**Set problem**
Of the lines below, how many hold the string "this"? Give only the number.

**Exercise materials**
==*==
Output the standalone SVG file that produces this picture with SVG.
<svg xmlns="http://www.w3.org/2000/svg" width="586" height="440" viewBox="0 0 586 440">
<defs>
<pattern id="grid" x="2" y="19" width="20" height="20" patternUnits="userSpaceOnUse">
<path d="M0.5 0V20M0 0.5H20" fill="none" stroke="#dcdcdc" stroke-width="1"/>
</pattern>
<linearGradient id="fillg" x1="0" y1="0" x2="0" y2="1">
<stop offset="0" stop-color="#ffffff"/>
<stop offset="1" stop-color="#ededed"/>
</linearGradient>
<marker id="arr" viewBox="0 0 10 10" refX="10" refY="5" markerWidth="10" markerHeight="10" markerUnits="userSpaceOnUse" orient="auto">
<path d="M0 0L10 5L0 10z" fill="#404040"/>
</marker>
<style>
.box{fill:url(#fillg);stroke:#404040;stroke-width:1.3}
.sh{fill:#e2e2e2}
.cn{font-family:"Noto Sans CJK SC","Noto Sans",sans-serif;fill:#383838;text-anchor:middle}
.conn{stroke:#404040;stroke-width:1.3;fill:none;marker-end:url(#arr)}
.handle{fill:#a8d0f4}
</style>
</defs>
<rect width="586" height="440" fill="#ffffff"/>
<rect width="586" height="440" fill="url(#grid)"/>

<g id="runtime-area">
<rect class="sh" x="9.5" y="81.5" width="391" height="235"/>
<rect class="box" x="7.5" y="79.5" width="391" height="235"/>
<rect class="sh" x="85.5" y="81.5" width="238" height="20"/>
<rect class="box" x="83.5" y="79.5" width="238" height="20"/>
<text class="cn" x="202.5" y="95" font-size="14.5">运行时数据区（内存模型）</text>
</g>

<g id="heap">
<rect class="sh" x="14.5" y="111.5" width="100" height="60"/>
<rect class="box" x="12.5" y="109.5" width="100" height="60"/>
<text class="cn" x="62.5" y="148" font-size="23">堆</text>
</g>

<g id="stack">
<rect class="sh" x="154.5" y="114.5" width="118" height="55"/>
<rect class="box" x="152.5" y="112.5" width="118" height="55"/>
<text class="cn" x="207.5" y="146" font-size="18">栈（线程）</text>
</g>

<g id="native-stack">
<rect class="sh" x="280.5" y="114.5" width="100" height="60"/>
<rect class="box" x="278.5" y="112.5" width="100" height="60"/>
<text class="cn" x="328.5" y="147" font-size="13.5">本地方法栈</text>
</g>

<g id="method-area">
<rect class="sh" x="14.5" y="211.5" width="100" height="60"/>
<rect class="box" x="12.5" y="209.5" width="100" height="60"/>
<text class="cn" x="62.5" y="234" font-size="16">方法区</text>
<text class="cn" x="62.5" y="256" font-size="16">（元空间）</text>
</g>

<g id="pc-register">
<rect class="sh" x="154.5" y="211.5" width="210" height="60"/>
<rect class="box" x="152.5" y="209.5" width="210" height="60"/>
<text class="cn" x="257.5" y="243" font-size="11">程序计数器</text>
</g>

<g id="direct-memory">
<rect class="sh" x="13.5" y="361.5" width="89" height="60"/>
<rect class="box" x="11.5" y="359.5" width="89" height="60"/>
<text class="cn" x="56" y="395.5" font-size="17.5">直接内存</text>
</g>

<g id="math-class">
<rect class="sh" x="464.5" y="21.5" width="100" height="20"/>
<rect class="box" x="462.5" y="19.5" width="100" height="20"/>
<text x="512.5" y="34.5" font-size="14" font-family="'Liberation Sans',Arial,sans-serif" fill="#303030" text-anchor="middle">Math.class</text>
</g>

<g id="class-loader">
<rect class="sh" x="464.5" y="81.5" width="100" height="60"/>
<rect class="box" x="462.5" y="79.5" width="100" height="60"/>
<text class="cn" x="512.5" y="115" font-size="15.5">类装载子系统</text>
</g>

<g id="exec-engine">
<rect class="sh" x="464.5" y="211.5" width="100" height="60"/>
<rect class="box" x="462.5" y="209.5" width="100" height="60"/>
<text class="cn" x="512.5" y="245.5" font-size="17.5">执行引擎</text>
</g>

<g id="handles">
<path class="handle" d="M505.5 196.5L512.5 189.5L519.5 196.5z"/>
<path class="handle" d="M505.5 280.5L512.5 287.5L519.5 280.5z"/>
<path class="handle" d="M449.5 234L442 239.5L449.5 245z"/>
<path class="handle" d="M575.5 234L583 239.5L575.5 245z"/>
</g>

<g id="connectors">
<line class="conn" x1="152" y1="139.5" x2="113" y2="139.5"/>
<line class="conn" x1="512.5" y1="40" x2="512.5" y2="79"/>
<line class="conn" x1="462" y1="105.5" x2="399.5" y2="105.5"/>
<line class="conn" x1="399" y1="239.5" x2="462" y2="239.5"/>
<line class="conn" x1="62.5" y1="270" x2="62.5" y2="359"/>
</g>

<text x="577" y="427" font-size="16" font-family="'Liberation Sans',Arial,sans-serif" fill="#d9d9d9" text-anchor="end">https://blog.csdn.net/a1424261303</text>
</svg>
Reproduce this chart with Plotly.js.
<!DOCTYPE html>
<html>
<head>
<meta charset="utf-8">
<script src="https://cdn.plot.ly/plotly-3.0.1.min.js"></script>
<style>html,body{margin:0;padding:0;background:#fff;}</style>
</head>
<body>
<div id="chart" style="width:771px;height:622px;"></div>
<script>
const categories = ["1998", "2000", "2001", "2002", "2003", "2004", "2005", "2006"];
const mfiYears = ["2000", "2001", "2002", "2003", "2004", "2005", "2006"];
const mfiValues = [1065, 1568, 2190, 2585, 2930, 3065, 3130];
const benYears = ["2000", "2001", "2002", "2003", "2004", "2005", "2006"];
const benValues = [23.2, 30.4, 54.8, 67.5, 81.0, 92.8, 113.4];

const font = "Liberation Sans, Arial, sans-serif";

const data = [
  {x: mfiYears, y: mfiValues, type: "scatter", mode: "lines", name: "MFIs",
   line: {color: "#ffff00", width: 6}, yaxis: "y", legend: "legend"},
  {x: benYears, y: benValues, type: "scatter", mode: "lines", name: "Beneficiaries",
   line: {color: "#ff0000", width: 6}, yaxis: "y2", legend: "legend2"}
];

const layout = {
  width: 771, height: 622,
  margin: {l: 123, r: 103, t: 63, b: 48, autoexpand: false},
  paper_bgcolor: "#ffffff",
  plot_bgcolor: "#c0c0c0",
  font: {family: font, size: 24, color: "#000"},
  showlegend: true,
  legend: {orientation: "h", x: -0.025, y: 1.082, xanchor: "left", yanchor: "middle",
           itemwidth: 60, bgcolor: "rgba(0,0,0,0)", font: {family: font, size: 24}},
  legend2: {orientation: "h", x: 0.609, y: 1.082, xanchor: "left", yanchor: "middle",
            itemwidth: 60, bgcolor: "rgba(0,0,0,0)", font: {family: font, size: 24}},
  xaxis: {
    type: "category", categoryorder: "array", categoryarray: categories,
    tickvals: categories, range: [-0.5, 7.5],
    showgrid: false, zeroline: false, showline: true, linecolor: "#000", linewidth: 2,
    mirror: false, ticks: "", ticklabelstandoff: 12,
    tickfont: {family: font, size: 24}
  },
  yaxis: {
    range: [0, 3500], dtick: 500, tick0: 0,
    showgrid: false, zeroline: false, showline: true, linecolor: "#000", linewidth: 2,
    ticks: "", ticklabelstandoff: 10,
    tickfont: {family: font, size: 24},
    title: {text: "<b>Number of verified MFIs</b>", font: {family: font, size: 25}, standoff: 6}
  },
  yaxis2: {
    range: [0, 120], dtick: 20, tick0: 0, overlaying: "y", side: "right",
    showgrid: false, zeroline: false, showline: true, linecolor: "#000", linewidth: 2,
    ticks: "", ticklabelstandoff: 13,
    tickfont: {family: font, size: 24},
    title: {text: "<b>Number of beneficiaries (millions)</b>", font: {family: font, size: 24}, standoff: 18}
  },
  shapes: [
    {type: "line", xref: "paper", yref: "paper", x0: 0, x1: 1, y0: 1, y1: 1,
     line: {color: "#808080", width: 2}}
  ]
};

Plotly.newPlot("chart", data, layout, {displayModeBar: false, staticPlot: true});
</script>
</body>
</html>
==*==
**Expected answer**
2